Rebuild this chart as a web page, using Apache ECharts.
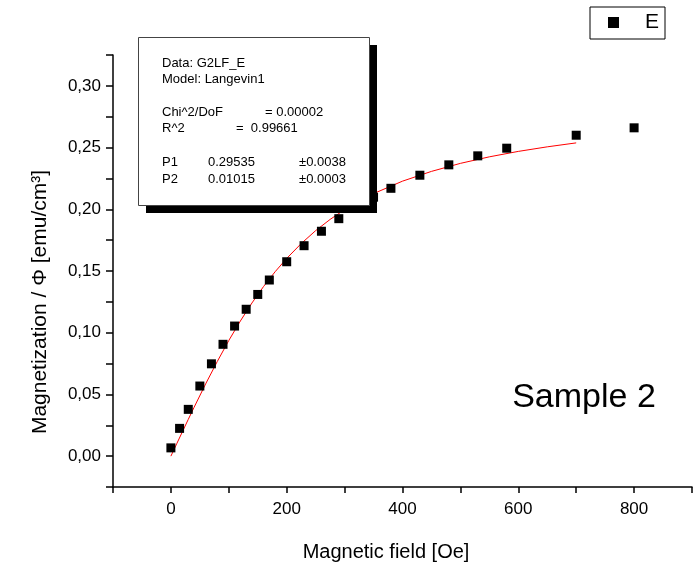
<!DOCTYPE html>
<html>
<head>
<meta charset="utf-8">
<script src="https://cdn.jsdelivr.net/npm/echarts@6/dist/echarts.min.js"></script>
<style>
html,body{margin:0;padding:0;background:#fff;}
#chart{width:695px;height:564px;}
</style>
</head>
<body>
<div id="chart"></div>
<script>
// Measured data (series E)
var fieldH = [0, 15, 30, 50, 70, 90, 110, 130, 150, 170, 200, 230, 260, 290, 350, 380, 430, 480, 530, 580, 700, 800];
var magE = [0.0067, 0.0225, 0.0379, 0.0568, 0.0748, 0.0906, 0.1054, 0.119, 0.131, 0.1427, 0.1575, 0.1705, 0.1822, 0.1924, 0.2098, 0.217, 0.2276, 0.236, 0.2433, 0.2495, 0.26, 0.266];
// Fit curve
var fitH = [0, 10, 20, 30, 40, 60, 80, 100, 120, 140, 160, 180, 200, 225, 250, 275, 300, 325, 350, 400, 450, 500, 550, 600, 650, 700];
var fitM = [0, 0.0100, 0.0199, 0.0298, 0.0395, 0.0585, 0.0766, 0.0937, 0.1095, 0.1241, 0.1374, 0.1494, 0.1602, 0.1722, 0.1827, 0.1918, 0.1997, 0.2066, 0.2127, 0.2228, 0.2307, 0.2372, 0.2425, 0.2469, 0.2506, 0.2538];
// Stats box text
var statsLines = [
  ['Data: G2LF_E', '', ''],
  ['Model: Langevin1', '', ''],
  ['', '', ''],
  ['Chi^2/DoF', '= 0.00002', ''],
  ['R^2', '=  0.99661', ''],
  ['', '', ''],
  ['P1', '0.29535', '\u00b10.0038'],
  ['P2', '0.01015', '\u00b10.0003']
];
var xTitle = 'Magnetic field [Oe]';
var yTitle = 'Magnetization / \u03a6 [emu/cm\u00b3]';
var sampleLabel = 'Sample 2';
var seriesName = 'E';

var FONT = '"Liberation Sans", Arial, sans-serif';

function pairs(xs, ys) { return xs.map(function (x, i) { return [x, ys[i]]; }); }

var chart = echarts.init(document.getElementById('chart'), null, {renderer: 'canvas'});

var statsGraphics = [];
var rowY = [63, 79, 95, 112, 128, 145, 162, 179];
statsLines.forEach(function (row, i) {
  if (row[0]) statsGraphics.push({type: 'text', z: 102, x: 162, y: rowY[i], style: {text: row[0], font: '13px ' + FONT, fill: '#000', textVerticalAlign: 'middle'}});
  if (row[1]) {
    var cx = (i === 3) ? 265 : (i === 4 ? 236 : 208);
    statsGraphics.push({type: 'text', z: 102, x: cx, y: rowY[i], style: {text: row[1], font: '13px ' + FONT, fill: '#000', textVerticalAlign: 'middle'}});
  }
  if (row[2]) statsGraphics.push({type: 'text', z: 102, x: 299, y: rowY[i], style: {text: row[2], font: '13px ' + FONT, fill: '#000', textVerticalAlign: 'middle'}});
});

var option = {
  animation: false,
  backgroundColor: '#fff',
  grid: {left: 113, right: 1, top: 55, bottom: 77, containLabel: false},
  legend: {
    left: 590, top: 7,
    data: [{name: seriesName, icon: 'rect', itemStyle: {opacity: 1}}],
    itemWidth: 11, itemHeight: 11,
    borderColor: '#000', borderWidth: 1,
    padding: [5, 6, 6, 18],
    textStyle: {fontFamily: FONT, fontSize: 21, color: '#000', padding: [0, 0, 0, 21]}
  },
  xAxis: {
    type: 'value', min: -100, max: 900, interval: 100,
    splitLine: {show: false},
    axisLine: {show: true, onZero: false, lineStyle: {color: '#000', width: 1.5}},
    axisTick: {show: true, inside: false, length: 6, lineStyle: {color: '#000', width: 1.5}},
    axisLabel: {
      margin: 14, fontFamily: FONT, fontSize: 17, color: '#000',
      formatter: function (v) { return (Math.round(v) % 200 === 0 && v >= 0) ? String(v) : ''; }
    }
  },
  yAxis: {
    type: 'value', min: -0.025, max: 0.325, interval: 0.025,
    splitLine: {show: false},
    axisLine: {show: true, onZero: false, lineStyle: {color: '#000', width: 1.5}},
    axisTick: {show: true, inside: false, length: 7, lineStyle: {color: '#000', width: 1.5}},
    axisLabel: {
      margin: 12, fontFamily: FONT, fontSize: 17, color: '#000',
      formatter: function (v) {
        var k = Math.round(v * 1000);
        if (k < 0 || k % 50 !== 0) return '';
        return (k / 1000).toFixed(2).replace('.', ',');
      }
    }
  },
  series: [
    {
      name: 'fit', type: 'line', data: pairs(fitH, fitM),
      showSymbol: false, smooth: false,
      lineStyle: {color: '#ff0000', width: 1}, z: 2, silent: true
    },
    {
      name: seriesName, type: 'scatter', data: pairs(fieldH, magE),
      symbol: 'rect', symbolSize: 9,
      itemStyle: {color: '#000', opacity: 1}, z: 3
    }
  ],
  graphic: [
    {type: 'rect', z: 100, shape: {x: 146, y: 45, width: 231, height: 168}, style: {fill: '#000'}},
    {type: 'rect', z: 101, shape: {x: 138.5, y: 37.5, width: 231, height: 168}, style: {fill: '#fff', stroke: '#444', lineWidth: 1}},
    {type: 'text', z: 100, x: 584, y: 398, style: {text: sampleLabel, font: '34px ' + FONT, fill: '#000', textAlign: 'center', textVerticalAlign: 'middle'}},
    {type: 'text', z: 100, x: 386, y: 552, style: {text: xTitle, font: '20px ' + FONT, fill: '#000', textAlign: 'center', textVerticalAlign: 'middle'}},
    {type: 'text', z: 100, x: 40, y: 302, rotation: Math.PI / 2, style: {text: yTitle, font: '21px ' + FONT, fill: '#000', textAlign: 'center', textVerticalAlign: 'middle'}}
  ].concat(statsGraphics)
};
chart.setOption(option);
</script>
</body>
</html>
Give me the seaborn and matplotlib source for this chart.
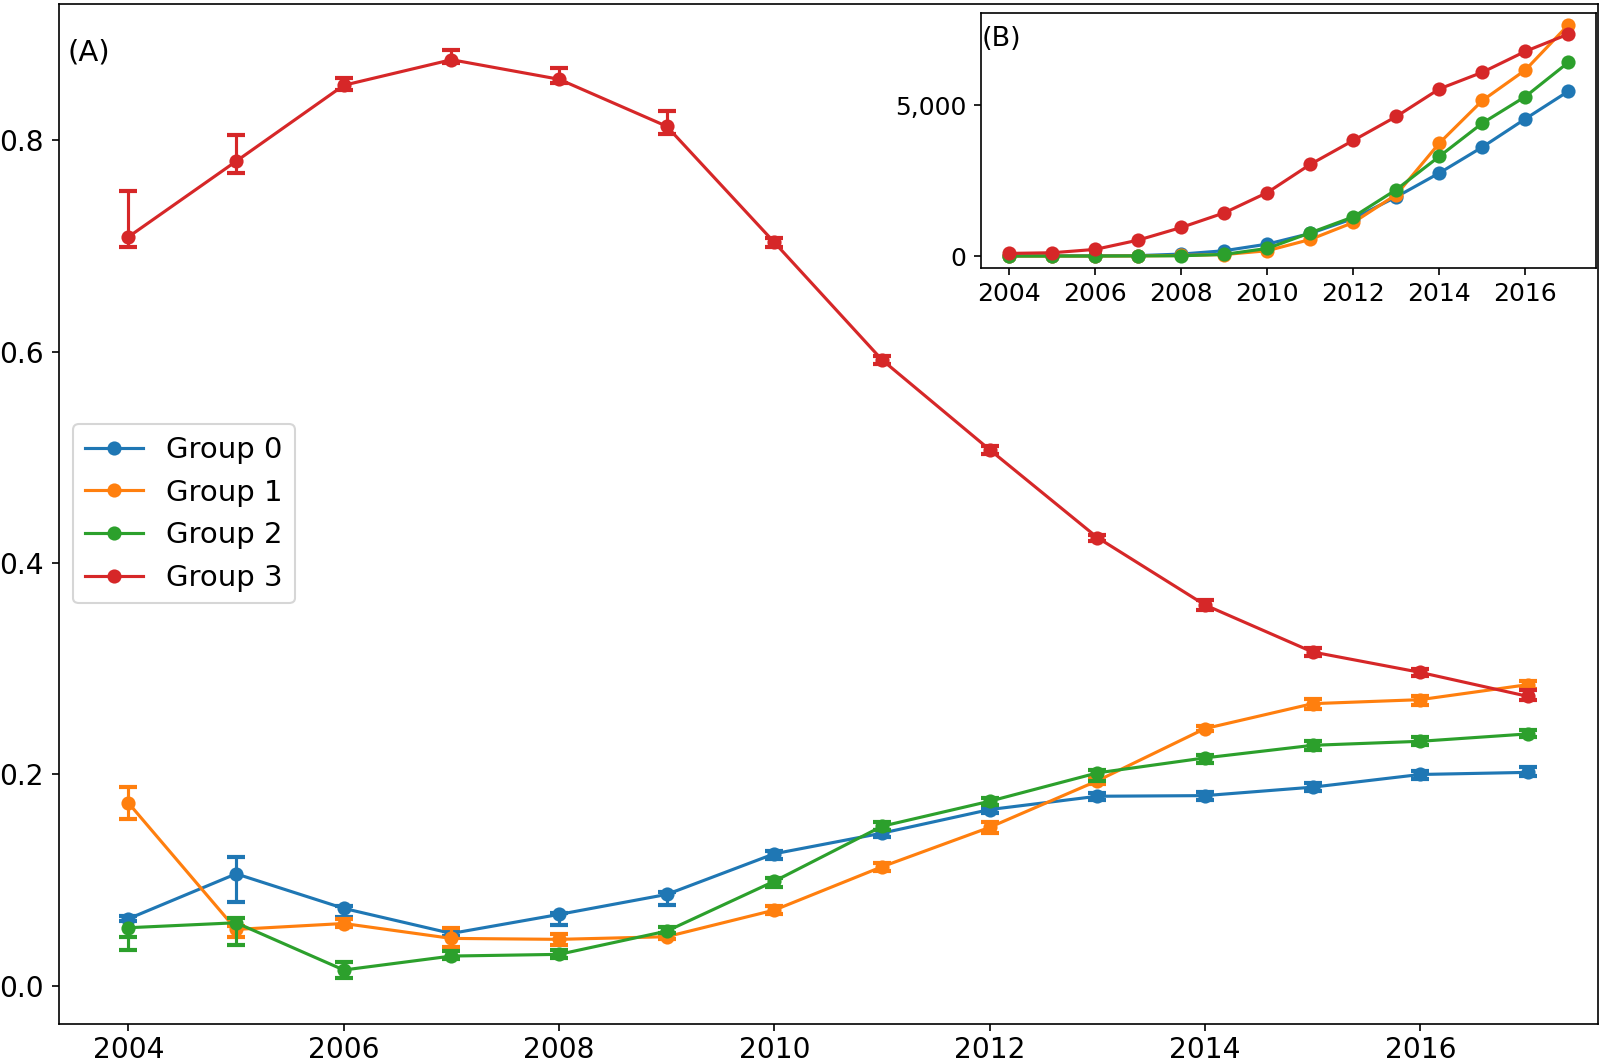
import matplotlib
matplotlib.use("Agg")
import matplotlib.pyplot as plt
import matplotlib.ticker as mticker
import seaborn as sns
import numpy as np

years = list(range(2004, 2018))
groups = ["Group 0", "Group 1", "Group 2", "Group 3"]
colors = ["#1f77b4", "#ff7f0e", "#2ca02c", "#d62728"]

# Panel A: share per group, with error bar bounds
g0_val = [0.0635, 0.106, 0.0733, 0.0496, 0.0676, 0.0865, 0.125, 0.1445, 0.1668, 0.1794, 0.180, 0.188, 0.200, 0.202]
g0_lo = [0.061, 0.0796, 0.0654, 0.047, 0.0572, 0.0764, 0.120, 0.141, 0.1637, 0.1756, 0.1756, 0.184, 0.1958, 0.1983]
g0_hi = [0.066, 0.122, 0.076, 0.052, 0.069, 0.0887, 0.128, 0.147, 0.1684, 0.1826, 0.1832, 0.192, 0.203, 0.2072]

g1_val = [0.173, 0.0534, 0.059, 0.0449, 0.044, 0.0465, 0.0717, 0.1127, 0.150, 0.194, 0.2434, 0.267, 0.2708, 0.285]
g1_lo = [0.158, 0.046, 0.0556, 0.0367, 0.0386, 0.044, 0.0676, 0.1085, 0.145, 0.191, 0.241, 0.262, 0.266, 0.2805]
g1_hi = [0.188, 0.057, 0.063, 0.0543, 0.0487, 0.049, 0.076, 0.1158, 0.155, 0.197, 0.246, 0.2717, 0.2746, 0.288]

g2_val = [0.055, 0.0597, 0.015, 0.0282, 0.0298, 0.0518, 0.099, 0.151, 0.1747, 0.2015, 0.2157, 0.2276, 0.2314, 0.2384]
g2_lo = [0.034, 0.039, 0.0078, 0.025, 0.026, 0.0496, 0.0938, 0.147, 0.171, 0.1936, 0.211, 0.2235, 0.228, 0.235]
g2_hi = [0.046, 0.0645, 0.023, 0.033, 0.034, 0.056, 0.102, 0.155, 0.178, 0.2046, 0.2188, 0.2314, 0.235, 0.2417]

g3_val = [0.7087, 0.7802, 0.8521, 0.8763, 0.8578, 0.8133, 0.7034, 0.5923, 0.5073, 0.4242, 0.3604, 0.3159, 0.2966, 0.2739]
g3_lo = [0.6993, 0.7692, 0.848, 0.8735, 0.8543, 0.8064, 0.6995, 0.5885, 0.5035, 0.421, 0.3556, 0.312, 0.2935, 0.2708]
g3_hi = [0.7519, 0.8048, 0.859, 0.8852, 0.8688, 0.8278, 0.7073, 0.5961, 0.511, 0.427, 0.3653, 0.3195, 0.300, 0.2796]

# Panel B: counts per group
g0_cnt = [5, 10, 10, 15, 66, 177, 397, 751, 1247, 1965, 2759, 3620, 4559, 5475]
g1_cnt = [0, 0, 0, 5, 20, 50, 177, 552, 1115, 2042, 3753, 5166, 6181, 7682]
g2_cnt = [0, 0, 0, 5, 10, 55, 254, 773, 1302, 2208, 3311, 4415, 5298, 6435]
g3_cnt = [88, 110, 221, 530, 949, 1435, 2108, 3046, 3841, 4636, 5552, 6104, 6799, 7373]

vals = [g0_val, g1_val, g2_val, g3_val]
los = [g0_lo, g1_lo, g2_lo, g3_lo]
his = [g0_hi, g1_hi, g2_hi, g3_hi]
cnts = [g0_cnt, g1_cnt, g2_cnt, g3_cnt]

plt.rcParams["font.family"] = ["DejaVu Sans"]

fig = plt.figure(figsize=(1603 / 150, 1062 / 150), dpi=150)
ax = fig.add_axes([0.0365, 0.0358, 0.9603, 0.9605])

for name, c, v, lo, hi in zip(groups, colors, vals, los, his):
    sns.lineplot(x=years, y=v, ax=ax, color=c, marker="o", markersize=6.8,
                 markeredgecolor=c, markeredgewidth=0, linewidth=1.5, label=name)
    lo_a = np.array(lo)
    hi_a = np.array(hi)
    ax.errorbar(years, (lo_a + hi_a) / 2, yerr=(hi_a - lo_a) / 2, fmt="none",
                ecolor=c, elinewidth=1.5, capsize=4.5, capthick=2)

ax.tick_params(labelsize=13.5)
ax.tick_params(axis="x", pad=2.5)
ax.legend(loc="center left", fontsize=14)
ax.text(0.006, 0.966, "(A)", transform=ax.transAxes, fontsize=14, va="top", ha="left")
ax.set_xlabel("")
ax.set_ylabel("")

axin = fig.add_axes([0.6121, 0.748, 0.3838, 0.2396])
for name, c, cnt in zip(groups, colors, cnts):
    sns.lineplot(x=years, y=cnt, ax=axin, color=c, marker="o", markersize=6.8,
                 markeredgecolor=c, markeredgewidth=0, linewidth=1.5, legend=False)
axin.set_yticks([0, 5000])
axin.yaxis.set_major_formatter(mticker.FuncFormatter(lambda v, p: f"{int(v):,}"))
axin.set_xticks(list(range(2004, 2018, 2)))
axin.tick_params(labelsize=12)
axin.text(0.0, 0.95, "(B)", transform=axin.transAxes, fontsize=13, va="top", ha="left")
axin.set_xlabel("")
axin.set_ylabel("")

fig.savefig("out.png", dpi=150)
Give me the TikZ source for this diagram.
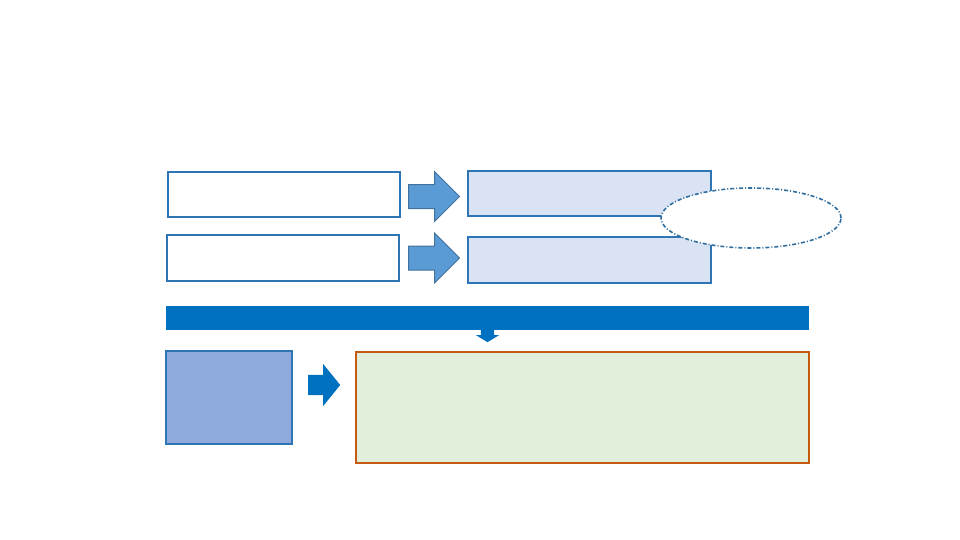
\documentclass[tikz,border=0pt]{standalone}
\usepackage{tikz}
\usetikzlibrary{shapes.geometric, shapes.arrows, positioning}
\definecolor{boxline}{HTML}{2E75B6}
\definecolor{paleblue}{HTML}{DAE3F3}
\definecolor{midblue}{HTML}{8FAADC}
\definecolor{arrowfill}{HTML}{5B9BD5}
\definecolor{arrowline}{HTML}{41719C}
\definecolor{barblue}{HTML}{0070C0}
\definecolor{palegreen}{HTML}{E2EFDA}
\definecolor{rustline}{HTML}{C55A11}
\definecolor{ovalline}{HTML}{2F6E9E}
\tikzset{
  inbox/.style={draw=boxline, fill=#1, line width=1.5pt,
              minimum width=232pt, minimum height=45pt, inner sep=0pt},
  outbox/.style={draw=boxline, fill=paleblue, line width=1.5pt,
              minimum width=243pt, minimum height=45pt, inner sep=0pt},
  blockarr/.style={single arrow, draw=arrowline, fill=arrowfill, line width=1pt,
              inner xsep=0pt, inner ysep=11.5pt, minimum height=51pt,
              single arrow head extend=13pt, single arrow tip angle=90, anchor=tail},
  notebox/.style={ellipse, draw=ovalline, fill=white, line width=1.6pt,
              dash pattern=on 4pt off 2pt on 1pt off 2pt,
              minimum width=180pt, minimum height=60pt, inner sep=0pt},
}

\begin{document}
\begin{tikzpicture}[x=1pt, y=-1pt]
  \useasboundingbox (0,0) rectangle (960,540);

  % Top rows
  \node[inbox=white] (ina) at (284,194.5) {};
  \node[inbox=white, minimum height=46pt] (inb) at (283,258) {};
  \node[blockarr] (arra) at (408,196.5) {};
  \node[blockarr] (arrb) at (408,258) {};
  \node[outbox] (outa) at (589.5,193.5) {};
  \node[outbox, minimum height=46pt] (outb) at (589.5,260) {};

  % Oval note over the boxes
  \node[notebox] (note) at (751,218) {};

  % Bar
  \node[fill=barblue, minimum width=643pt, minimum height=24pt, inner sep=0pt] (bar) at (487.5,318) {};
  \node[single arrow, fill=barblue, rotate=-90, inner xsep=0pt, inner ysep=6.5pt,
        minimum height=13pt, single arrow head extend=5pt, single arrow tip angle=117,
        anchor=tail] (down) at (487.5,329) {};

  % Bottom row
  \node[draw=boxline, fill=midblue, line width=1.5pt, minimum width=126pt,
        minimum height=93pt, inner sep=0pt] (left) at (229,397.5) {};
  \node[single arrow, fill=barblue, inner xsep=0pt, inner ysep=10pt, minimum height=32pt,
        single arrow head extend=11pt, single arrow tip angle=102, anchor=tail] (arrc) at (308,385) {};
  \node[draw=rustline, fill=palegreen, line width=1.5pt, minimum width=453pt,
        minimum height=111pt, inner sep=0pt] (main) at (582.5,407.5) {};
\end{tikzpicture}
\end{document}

§ **Set exercise**
Only the number is required: the count of lines containing the word "Give".

§ **Task answer**
2